茶的故事 

 福建茶

 其の五 福美大丘崙毛蟹茶

 
  毛蟹茶は安溪の四大銘茶のひとつで、原産地は、安溪県泉州市大坪郷福美村大丘崙とされ、またの名を「毛外」、「茗花」とも言います。 茶樹からは多くの香り高い茶葉を摘むことができ、特に鉄観音茶が一番適しています。 生命力の強さから成長が早く、量産できるお茶としても人気、3月~8月まで茶摘みができ、茶樹によっては11月まで摘まれることがあります。 なので、一般の烏龍茶、紅茶、緑茶に製茶されることもよくあります。

  福美村大丘崙は、四方が山に囲まれ、山の斜面に幾つかの部落が点在しています。 元々の地名は「福洋」と呼ばれ、後に「福海」に改称し、戦後に「福美」の名に変わりました。 村民は高、張、林という姓が多数を占めています。 また、この地は、台湾閩南系住民の原籍地の一つであります。元台北市長高玉樹の父方の祖籍が福美村だそうです。

  毛蟹茶について、《茶樹品種志》に次のような記述があります。
「據萍州村張加協:清光緒三十三年,我外出買布,路過福美村大丘崙高響家,他說有一種茶,生長極為迅速,栽後二年即可採摘我遂順便帶回100多株,栽於自己茶園。由於產量高,品質好,於是毛蟹就在萍州附近傳開」。

  すなわち、萍州村の張加協によりますと、清光緒三十三年(1907年)、布を買いに外出し、福美村大丘崙の高響家に立ち寄った時、彼から生長が極めて速く、植栽後二年で茶摘みが出来る茶樹があると聴いて、ついでに100余株を持ち帰り、自分の茶園に植えました。 生産量が多く、品質がよいことから、毛蟹茶が萍州近隣で、知られるようになりました。

  これが毛蟹茶についての最も古い記述であります。 つまり毛蟹茶は、1907年より前にすでに製茶されていたことが推測できます。

  毛蟹茶の由来について、異なった説もあります。

  清光緒年間(1879~1908年)、安溪の大坪福美村の茶農家の「高坑」という青年がある時、庭の壁の隙間に小さな茶樹が育っていることを見つけます。 見たところ鉄観音種ではなく、何の品種かが不明でした。高坑は好奇心と珍しさから、結局翌年の春、壁の隙間から茶樹を掘り出し、茶園に植栽しなおしました。

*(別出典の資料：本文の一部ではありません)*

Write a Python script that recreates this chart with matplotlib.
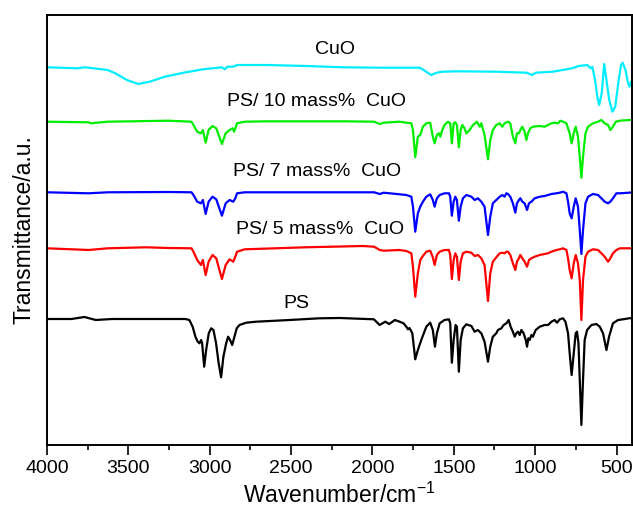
"""FTIR spectra of PS / CuO composites."""
import matplotlib

matplotlib.use("Agg")
import matplotlib.pyplot as plt
from matplotlib.ticker import MultipleLocator

plt.rcParams["font.family"] = ["Liberation Sans", "DejaVu Sans"]
plt.rcParams["mathtext.fontset"] = "custom"
plt.rcParams["mathtext.rm"] = "Liberation Sans"

# ---- data (wavenumber, offset transmittance in a.u.) ----
ps_wn = [4000, 3850, 3770, 3700, 3600, 3450, 3300, 3150, 3125, 3105, 3088, 3074, 3063,
         3053, 3047, 3034, 3022, 3006, 2991, 2977, 2961, 2945, 2930, 2916, 2899, 2887,
         2875, 2862, 2848, 2834, 2817, 2776, 2715, 2510, 2325, 2200, 1991, 1956, 1921,
         1897, 1862, 1833, 1809, 1792, 1782, 1772, 1755, 1737, 1721, 1700, 1669, 1645,
         1629, 1616, 1604, 1587, 1557, 1530, 1522, 1512, 1501, 1489, 1481, 1469, 1458,
         1444, 1423, 1392, 1372, 1352, 1331, 1311, 1290, 1276, 1260, 1239, 1229, 1208,
         1194, 1177, 1163, 1151, 1137, 1126, 1116, 1106, 1095, 1085, 1071, 1058, 1050,
         1042, 1034, 1023, 1014, 997, 972, 942, 921, 900, 880, 866, 849, 829, 814, 798,
         788, 776, 763, 751, 743, 734, 726, 716, 706, 696, 681, 654, 624, 603, 583, 562,
         546, 522, 491, 460, 423, 405]
ps_t = [128, 128, 130, 127, 128, 128, 128, 128, 127, 120.3, 110.3, 105.3, 103.7,
        107, 104.3, 80.3, 97, 113.7, 118.7, 117, 103.7, 83.7, 69.7, 90.3, 103.7, 110.3,
        107, 102, 110.3, 118.7, 122, 124.3, 125.3, 127, 128.7, 129, 127.7, 122, 125.3,
        123, 127, 125.3, 123.7, 120.3, 117.7, 119, 113.7, 87.7, 97, 107, 120.3, 124.3,
        117, 100.3, 113.7, 123.7, 127, 127.7, 123.7, 84.3, 107, 122, 120.3, 75.3, 107,
        118.7, 122.7, 121, 115.3, 117, 113.7, 105.3, 85.3, 100.3, 110.3, 113.7, 117, 118.7,
        122, 123.7, 127, 120.3, 115.3, 110.3, 113.7, 115.3, 112, 117, 113.7, 107, 100.3,
        108.7, 107, 112, 110.3, 117, 120.3, 122, 122, 125.3, 127, 124.3, 127.7, 128.7, 125.3, 113.7,
        93.7, 72, 93.7, 113.7, 115.3, 103.7, 67, 22, 67, 107, 117, 122, 123, 120.3, 113.7, 97,
        110.3, 123.7, 127, 127.7, 128.7, 129]

ps5_wn = [4000, 3744, 3627, 3392, 3252, 3112, 3100, 3077, 3054, 3042, 3025, 3007, 2983,
          2960, 2925, 2902, 2878, 2855, 2843, 2832, 2785, 2410, 2060, 1990, 1955, 1931,
          1833, 1792, 1761, 1751, 1737, 1721, 1706, 1690, 1669, 1645, 1629, 1618, 1604,
          1587, 1557, 1530, 1522, 1512, 1501, 1491, 1481, 1469, 1458, 1444, 1423, 1392,
          1372, 1352, 1331, 1311, 1290, 1276, 1260, 1239, 1218, 1202, 1188, 1177, 1167,
          1153, 1137, 1122, 1112, 1100, 1091, 1079, 1065, 1050, 1038, 1023, 1003, 972, 942,
          921, 900, 870, 849, 829, 808, 798, 788, 776, 763, 751, 737, 726, 716, 706, 691,
          675, 645, 614, 593, 573, 552, 538, 522, 501, 480, 423, 405]
ps5_t = [198.7, 197, 198.7, 199.7, 199, 198.7, 195.3, 187, 182, 187, 172, 185.3, 192,
         188.7, 168, 182, 187.7, 185.3, 190.3, 195.3, 197.7, 199.7, 201, 200.3, 197, 196.3,
         197, 196, 193.7, 180.3, 150.3, 173.7, 187, 191, 195.3, 196.3, 189.7, 182, 192,
         195.3, 197, 197, 192, 168, 187, 193.7, 190.3, 167, 185.3, 193.7, 195.3, 194.3,
         191, 192, 188.7, 182, 146, 173.7, 185.3, 189.7, 193.7, 194.3, 193.7, 195.3, 195.3,
         192, 183.7, 177, 185.3, 188.7, 192, 188.7, 185.3, 180.3, 187, 188.7, 190.3, 192, 193,
         193.7, 195.3, 197, 197.7, 198.7, 197, 188.7, 177, 168.7, 183.7, 192, 183.7, 167, 127,
         167, 190.3, 195.3, 197.7, 197, 193.7, 190.3, 185.3, 188.7, 193.7, 197, 198.7, 198.7,
         198.7]

ps7_wn = [4000, 3744, 3627, 3252, 3112, 3100, 3077, 3054, 3042, 3025, 3007, 2983, 2960,
          2925, 2902, 2878, 2855, 2843, 2832, 2785, 2176, 1990, 1955, 1931, 1833, 1792,
          1761, 1751, 1737, 1721, 1706, 1690, 1669, 1645, 1629, 1618, 1604, 1587, 1557,
          1530, 1522, 1512, 1501, 1491, 1481, 1469, 1458, 1444, 1423, 1392, 1372, 1352,
          1331, 1311, 1290, 1276, 1260, 1239, 1218, 1202, 1188, 1177, 1167, 1153, 1137,
          1122, 1112, 1100, 1091, 1079, 1065, 1050, 1038, 1023, 1003, 972, 942, 921, 900,
          870, 849, 829, 808, 798, 788, 776, 763, 751, 737, 726, 716, 706, 691, 675, 645,
          614, 593, 573, 552, 538, 522, 501, 480, 423, 405]
ps7_t = [254.7, 253.7, 254.7, 255, 254.7, 252, 245.3, 243.7, 247, 233, 245.3, 250.3, 247.7,
         231.3, 243.7, 247, 245.3, 248.7, 253.7, 254.7, 254.7, 254.7, 253, 254.3, 252.7, 252,
         250.3, 240.3, 215.3, 233.7, 240.3, 245.3, 250.3, 252.7, 247, 240.3, 248.7, 252,
         253.7, 253.7, 250.3, 231.3, 245.3, 250.3, 247, 226.3, 240.3, 248.7, 252, 250.3, 247,
         248.7, 245.3, 240.3, 212, 230.3, 243.7, 247, 250.3, 252, 250.3, 253.7, 253, 250.3,
         243.7, 234.3, 243.7, 247, 248.7, 245.3, 243.7, 237, 243.7, 245.3, 248.7, 250.3, 251,
         252, 253, 253.7, 254.3, 255.3, 253.7, 245.3, 233.7, 228.7, 240.3, 248.7, 240.3, 217,
         193, 217, 243.7, 250.3, 253, 252, 248.7, 245.3, 243.7, 245.3, 248.7, 253.7, 253.7,
         254.3, 254.7]

ps10_wn = [4000, 3744, 3732, 3627, 3252, 3112, 3100, 3077, 3054, 3042, 3025, 3007, 2983,
           2960, 2925, 2902, 2878, 2859, 2850, 2832, 2785, 2645, 2176, 1990, 1955, 1931,
           1833, 1792, 1761, 1751, 1737, 1721, 1706, 1690, 1669, 1645, 1629, 1618, 1604,
           1592, 1583, 1571, 1557, 1536, 1522, 1512, 1501, 1491, 1481, 1469, 1458, 1448,
           1434, 1423, 1403, 1382, 1358, 1341, 1331, 1311, 1290, 1276, 1260, 1239, 1218,
           1202, 1188, 1167, 1153, 1137, 1122, 1112, 1100, 1091, 1079, 1065, 1054, 1044,
           1030, 1014, 972, 942, 921, 900, 880, 860, 845, 829, 808, 788, 776, 763, 751, 737,
           726, 716, 706, 691, 675, 645, 614, 593, 573, 552, 538, 522, 505, 480, 423, 405]
ps10_t = [325.3, 324.7, 323.7, 325.3, 326.3, 325.3, 322, 315.3, 313.7, 317, 304.3, 317, 321,
          318.7, 303, 313.7, 317, 318.7, 315.3, 323.7, 325.3, 325.7, 325.7, 325.3, 323, 324.3,
          325.3, 324.3, 323.7, 317, 289.7, 310.3, 312, 320.3, 323.7, 324.3, 310.3, 303.7, 312,
          313.7, 310.3, 317, 322, 325.3, 323.7, 303.7, 323.7, 324.7, 322, 299.7, 317, 322,
          318.7, 313.7, 317, 322, 325.3, 320.3, 323.7, 312, 287.7, 307, 317, 322, 323.7,
          320.3, 323.7, 325.3, 323.7, 310.3, 303.7, 313.7, 313.7, 317, 320.3, 315.3, 307, 313.7,
          318.7, 320.3, 321, 320.3, 322, 323.7, 324.3, 323.7, 326.3, 325.3, 323.7, 313.7, 303.7,
          313.7, 320.3, 310.3, 290.3, 269.3, 290.3, 313.7, 320.3, 323.7, 325.3, 327, 323.7, 322,
          317, 320.3, 325.3, 326.3, 327, 327]

cuo_wn = [4000, 3814, 3767, 3627, 3580, 3509, 3439, 3369, 3276, 3159, 3042, 2925, 2908,
          2890, 2855, 2832, 2645, 2410, 2176, 1943, 1709, 1686, 1639, 1604, 1569, 1476,
          1241, 1054, 1019, 996, 891, 774, 733, 680, 659, 649, 632, 618, 607, 591, 576,
          562, 545, 525, 508, 487, 472, 462, 445, 431, 421, 405]
cuo_t = [379.7, 378.7, 379.7, 377, 373.7, 367, 363, 365.3, 370.3, 374.3, 377.7, 379.7, 377.7,
         380.3, 380.3, 382, 382, 381, 379.7, 379.3, 379.3, 377, 372, 374.3, 375.3, 375.7,
         375.3, 374.3, 372, 374.3, 375.3, 378.7, 381, 382, 378.7, 380.3, 367, 350.3, 342,
         353.7, 383, 367, 347, 335.3, 340.3, 367, 382, 384.3, 377, 365.3, 360.3, 367]

series = [
    (cuo_wn, cuo_t, "#00EEFF", "CuO", 2229, 398),
    (ps10_wn, ps10_t, "#00EE00", "PS/ 10 mass%  CuO", 2344, 345.3),
    (ps7_wn, ps7_t, "#0000FF", "PS/ 7 mass%  CuO", 2338, 275.3),
    (ps5_wn, ps5_t, "#FF0000", "PS/ 5 mass%  CuO", 2319, 217),
    (ps_wn, ps_t, "#000000", "PS", 2467, 144),
]

FS = 14

fig = plt.figure(figsize=(6.33, 5.07), dpi=100)
ax = fig.add_axes([47 / 633, 62 / 507, 585 / 633, 430 / 507])

for wn, t, color, label, lx, ly in series:
    ax.plot(wn, t, color=color, lw=1.6, solid_joinstyle="round")
    ax.text(lx, ly, label, ha="center", va="center", fontsize=FS)

ax.set_xlim(4000, 405)
ax.set_ylim(2, 432)
ax.xaxis.set_major_locator(MultipleLocator(500))
ax.xaxis.set_minor_locator(MultipleLocator(250))
ax.set_yticks([])
ax.tick_params(axis="x", which="major", direction="out", length=7, width=1.2,
               labelsize=FS, pad=4)
ax.tick_params(axis="x", which="minor", direction="out", length=3.5, width=1.2)
for sp in ax.spines.values():
    sp.set_linewidth(1.4)

ax.set_xlabel(r"Wavenumber/cm$^{-1}$", fontsize=16.5, labelpad=4)
ax.set_ylabel("Transmittance/a.u.", fontsize=16.5, labelpad=8)

fig.savefig("out.png", dpi=100)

  香りがよく、茉莉花(ジャスミン)に似た香りが特徴で、耐泡(数回も淹れられる)、良い茶葉だったそうです。 その後、村中に評判が伝わり、茶農たちと相談し、外見を見て“螃蟹”(かに)または“毛猴”(毛深い猿)と茶名の候補が上がりました。 話し合った結局、茶の産毛が特徴であり、当初壁の隙間から見つけた時は、蟹が足を覗かせていたようにも見えたことから“毛蟹茶”と名つけたそうです。

  飲んだ感想としましては、伝統的な少し苦味がある烏龍茶の味でした。 ただ、最初の苦味はあるのですが、すぐにその後は甘味がついて来る味わいです。 教室受講者の多くの感想は、美味しさと共に、烏龍茶ファンには懐かしい味で好評でした。